Tuesday, May 22, 2012

Ever Misplace a Child?

My children are getting older; a supremely better option than the alternative, but they still require a significant amount of guidance and parental supervision.  This is not supposed to be an exposition about modern parenting techniques.  It would likely prove me to be old fashioned, as I believe parents should keep a rather tight reign on their children until they leave home to discover all of the many things for which they are still unprepared.  As a result, I find myself on school sponsored field trips frequently.

Recently, at the Detroit Zoo, I was asked to chaperone my daughter and two of her school chums through the park.  Each of them had chosen an animal to study and about which to write a report.  These choices played a large role in setting our route.  As we studied the map together, they also determined that we should see the lion and the polar bear exhibits.  Along the way, we would need to stop and eat our lunch, and finally, on our walk back to the front gate, they all agreed that we should spend a few minutes on the playground.

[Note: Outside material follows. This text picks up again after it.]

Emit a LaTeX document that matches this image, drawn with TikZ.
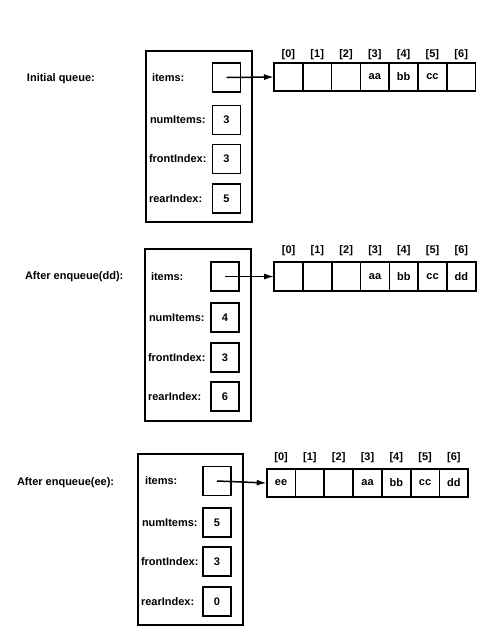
\documentclass[tikz,border=0pt]{standalone}
\usepackage{fontspec}
\setmainfont{Liberation Sans}
\usetikzlibrary{positioning,arrows.meta}
\begin{document}
\begin{tikzpicture}[x=1pt,y=1pt]
		\tikzstyle{every node}+=[inner sep=0pt, outer sep=0pt, font=\bfseries\fontsize{11}{13}\selectfont]
		\tikzstyle{frame}=[draw, line width=1.9pt]
		\tikzstyle{field}=[draw, line width=1.7pt, minimum width=28pt, minimum height=29pt]
		\tikzstyle{cell}=[draw, line width=1.7pt, minimum width=28.8pt, minimum height=28.5pt]
		\tikzstyle{ptr}=[line width=1.5pt, -{Latex[length=10pt,width=6pt]}]
		\useasboundingbox (0,0) rectangle (496,-641);
		% initial queue
		\node [anchor=west] (q1title) at (27,-79) {Initial queue:};
		\node [frame, minimum width=106pt, minimum height=171pt] (q1frame) at (199,-136.5) {};
		\node [field] (q1items) at (226.5,-77.5) {};
		\node [field] (q1num) at (226.5,-120) {3};
		\node [field] (q1front) at (226.5,-159) {3};
		\node [field] (q1rear) at (226.5,-198.5) {5};
		\node [anchor=west] (q1itemsl) at (152,-77.5) {items:};
		\node [anchor=west] (q1numl) at (150,-120) {numItems:};
		\node [anchor=west] (q1frontl) at (149,-159) {frontIndex:};
		\node [anchor=west] (q1rearl) at (149,-198.5) {rearIndex:};
		\node [cell] (q1c0) at (288.4,-77) {};
		\node [cell, right=0pt of q1c0] (q1c1) {};
		\node [cell, right=0pt of q1c1] (q1c2) {};
		\node [cell, right=0pt of q1c2] (q1c3) {aa};
		\node [cell, right=0pt of q1c3] (q1c4) {bb};
		\node [cell, right=0pt of q1c4] (q1c5) {cc};
		\node [cell, right=0pt of q1c5] (q1c6) {};
		\node [above=3pt of q1c0] (q1i0) {[0]};
		\node [above=3pt of q1c1] (q1i1) {[1]};
		\node [above=3pt of q1c2] (q1i2) {[2]};
		\node [above=3pt of q1c3] (q1i3) {[3]};
		\node [above=3pt of q1c4] (q1i4) {[4]};
		\node [above=3pt of q1c5] (q1i5) {[5]};
		\node [above=3pt of q1c6] (q1i6) {[6]};
		\draw [ptr] (q1items.center) -- (q1c0.west);
		% after enqueue(dd)
		\node [anchor=west] (q2title) at (25,-277) {After enqueue(dd):};
		\node [frame, minimum width=106pt, minimum height=172pt] (q2frame) at (198,-335) {};
		\node [field] (q2items) at (225,-276.5) {};
		\node [field] (q2num) at (225,-317.5) {4};
		\node [field] (q2front) at (225,-357.5) {3};
		\node [field] (q2rear) at (225,-396.5) {6};
		\node [anchor=west] (q2itemsl) at (151,-276.5) {items:};
		\node [anchor=west] (q2numl) at (149,-317.5) {numItems:};
		\node [anchor=west] (q2frontl) at (148,-357.5) {frontIndex:};
		\node [anchor=west] (q2rearl) at (148,-396.5) {rearIndex:};
		\node [cell] (q2c0) at (288.6,-276.5) {};
		\node [cell, right=0pt of q2c0] (q2c1) {};
		\node [cell, right=0pt of q2c1] (q2c2) {};
		\node [cell, right=0pt of q2c2] (q2c3) {aa};
		\node [cell, right=0pt of q2c3] (q2c4) {bb};
		\node [cell, right=0pt of q2c4] (q2c5) {cc};
		\node [cell, right=0pt of q2c5] (q2c6) {dd};
		\node [above=6pt of q2c0] (q2i0) {[0]};
		\node [above=6pt of q2c1] (q2i1) {[1]};
		\node [above=6pt of q2c2] (q2i2) {[2]};
		\node [above=6pt of q2c3] (q2i3) {[3]};
		\node [above=6pt of q2c4] (q2i4) {[4]};
		\node [above=6pt of q2c5] (q2i5) {[5]};
		\node [above=6pt of q2c6] (q2i6) {[6]};
		\draw [ptr] (q2items.center) -- (q2c0.west);
		% after enqueue(ee)
		\node [anchor=west] (q3title) at (17,-483) {After enqueue(ee):};
		\node [frame, minimum width=105pt, minimum height=171pt] (q3frame) at (190.5,-539.5) {};
		\node [field] (q3items) at (217,-481) {};
		\node [field] (q3num) at (217,-522.5) {5};
		\node [field] (q3front) at (217,-561.5) {3};
		\node [field] (q3rear) at (217,-601.5) {0};
		\node [anchor=west] (q3itemsl) at (145,-481) {items:};
		\node [anchor=west] (q3numl) at (142,-522.5) {numItems:};
		\node [anchor=west] (q3frontl) at (141,-561.5) {frontIndex:};
		\node [anchor=west] (q3rearl) at (141,-601.5) {rearIndex:};
		\node [cell] (q3c0) at (281.1,-483) {ee};
		\node [cell, right=0pt of q3c0] (q3c1) {};
		\node [cell, right=0pt of q3c1] (q3c2) {};
		\node [cell, right=0pt of q3c2] (q3c3) {aa};
		\node [cell, right=0pt of q3c3] (q3c4) {bb};
		\node [cell, right=0pt of q3c4] (q3c5) {cc};
		\node [cell, right=0pt of q3c5] (q3c6) {dd};
		\node [above=6pt of q3c0] (q3i0) {[0]};
		\node [above=6pt of q3c1] (q3i1) {[1]};
		\node [above=6pt of q3c2] (q3i2) {[2]};
		\node [above=6pt of q3c3] (q3i3) {[3]};
		\node [above=6pt of q3c4] (q3i4) {[4]};
		\node [above=6pt of q3c5] (q3i5) {[5]};
		\node [above=6pt of q3c6] (q3i6) {[6]};
		\draw [ptr] (q3items.center) -- (q3c0.west);
\end{tikzpicture}
\end{document}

Almost as soon as we completed our group agenda I began to dread the task of leadership set before me.  Where would I find the energy required to organize and keep track of these independant little spitfires at my age?  How would I be able to keep up at my age?  What would I do if the group got separated?  Then my safety-man mind kicked in and I came up with a simple, elegant contingency plan using the wisdom that comes from being a person of my age.  It had to be simple so the children would remember and execute the plan properly.

I took a picture of them with my camera phone.  Each of them was given a piece of paper with my name and cell phone number.  They were given one simple instruction in the event they found themselves separated from me; Stay put!  I promised I would come back for them by retracing my steps.  I told them not to approach a stranger for help, but that if a stranger offered to help, they were to simply tell that person to call my phone number.

Maybe there are other solutions and precautions.  The thrust of this article, though, is to ask the question "Does my child know what to do if they get lost or left behind?"

Of course all opinions and suggestions manumitted here are subject to your own better idea. I'm not proud.